100 miles to fiji

tony zwig
Thu 27 Sep 2007 21:58




100 miles to fiji


It is now  9am Friday.  We had a great sail yesterday in glorious weather.  As you have read, we caught a wahoo fish and Thom expertly cooked it after filleting it on a very angled rolling deck.  We now have fish for a week.

We had some excitement at 1am when Dick saw a bright light just 3 miles in front of us.  We identified it as a cruise ship.  It had huge white lights and this made it difficult to pick up red and green running lights to help establish its direction. Initially we had some confusion as to which way it was going and at first headed into its path,(we had marked it on the radar as 3 miles away) and instantly saw the bearing was not changing so we were on a collision course.  We then saw the red and green lights and then tacked away from our course and quickly saw the bearing change, so we were out of its way, and it quickly disappeared over the horizon.

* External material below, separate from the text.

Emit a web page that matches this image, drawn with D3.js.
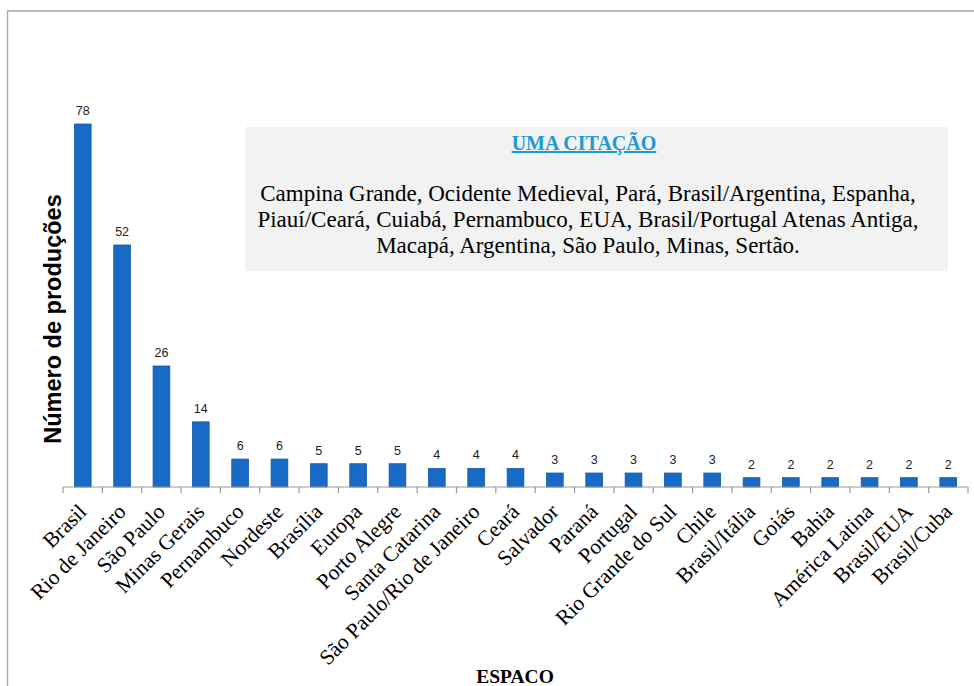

Now that we were into our second night at sea, we have settled into the nice easy going rhythm of non stop sailing; the boat is very quiet as one or two people are always generally sleeping or in their bunks anyway.  It is very peaceful and relaxing; the familiar sounds of water and wind rushing by; are the dominant senses felt, in addition of course to the rolling of Babelfish.  It is pronounced as we are sailing on a very broad reach with the wind coming from the back corner, or more properly quarter of the boat.  The more normal trade winds seem to have returned; 20 knots from southeast so hopefully the ride in to Fiji will be good.


Last night was exquisite; full moon lighting the sky, stars visible in partly clear heavens; easy roll of Babelfish as we slid effortlessly down wave after wave, each of which made its familiar whooshing whispering sound as it released us to the next crest of sea.  These types of nights are what it is about; this is why we put up with the crap of the 40 knot squalls.  We are now through the worst of the path of uncharted reefs near Fiji.  We only hope the political situation there is somewhat sane.  We expect to arrive there about midnight.  We will have to remain on board until we can check in tomorrow morning ( I hope they are open on the weekend)

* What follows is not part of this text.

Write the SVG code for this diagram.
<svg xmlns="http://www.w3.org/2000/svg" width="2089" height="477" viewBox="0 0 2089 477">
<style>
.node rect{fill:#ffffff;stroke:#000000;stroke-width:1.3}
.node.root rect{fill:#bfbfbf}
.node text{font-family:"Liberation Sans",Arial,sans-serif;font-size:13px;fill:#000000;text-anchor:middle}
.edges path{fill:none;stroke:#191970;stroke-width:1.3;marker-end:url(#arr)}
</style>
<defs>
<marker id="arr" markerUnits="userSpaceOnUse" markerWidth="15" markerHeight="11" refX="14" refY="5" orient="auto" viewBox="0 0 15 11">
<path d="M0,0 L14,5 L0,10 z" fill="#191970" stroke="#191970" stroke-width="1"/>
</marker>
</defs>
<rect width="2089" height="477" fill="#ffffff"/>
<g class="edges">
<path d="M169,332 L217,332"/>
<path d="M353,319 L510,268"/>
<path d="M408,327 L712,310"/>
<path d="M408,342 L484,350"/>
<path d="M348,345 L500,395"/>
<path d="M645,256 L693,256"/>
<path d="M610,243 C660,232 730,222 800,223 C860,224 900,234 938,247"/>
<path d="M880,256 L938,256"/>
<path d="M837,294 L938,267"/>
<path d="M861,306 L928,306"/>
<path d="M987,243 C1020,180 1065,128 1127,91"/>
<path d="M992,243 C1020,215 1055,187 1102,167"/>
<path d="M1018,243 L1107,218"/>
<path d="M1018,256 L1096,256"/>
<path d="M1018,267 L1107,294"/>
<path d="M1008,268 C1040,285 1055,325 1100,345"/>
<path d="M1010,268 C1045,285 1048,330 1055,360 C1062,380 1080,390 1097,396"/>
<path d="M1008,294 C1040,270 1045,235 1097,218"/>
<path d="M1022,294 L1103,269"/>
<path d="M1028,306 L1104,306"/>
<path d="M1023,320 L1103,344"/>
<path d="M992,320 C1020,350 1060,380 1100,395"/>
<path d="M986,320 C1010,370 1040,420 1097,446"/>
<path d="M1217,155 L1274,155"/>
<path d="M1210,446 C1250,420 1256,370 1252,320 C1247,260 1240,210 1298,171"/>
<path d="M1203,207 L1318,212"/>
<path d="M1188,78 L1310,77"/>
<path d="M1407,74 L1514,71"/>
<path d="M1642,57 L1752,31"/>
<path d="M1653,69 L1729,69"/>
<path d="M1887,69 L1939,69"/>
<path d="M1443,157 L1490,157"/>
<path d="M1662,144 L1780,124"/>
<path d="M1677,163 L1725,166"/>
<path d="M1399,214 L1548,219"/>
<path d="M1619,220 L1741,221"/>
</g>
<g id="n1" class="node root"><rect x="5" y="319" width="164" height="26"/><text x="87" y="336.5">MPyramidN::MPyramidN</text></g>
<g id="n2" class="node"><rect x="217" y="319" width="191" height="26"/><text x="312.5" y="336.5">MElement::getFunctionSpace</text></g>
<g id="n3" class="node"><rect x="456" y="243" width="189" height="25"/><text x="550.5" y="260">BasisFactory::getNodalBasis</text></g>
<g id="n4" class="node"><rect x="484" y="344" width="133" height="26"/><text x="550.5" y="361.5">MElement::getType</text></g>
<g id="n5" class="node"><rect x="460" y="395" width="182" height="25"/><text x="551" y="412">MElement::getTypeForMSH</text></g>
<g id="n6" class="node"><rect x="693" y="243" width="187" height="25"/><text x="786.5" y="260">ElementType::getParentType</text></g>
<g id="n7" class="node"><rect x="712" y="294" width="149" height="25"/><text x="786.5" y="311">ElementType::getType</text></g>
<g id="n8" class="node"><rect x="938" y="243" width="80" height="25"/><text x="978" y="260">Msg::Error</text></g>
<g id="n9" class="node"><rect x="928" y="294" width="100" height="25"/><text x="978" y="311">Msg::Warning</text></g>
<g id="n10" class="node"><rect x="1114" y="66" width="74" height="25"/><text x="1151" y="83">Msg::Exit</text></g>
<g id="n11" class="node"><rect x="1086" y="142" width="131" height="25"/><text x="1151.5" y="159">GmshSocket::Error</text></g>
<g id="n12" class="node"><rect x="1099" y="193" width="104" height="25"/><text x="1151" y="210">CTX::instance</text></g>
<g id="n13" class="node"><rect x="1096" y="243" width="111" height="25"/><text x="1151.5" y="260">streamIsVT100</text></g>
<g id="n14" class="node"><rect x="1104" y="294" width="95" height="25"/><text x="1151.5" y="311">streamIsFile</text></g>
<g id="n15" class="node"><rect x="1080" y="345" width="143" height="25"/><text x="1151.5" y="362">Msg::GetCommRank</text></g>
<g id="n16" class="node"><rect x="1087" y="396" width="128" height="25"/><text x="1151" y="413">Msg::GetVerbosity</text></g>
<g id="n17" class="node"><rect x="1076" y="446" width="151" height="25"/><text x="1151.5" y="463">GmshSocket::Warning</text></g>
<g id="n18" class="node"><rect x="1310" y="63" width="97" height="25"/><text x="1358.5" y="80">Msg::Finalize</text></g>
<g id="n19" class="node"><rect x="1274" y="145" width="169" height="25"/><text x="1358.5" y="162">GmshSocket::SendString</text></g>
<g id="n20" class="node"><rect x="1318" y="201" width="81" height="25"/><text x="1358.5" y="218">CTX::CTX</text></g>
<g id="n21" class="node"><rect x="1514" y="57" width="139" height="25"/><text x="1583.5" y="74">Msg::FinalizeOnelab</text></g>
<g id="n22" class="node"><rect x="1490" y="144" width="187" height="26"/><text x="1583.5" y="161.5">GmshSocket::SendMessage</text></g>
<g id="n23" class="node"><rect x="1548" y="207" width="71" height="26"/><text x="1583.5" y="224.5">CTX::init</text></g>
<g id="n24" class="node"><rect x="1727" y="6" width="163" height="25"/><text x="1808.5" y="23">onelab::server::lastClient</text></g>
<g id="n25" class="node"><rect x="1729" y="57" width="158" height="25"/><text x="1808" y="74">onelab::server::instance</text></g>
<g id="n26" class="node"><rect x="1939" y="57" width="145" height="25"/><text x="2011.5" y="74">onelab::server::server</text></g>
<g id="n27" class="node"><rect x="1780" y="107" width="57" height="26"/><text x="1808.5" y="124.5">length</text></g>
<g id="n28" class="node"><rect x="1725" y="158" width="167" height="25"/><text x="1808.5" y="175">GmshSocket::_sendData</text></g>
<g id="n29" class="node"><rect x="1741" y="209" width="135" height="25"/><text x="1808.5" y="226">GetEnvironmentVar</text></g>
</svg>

For those of you who are wondering who Dick is, as he did not send in his bio, he is newly retired, having just sold his software firm, Avanti Computer.  He is a fellow member of Island Yacht Club in Toronto.  He went to MIT for engineering.  He is starting  to learn how to spend his retirement and this trip is part of it.

Both Dick, who sails his boat in Toronto, and Ken, are new to this type of offshore sailing and both have been speedy learners and of good cheer, and seem to be enjoying and appreciating their time out here on Babelfish.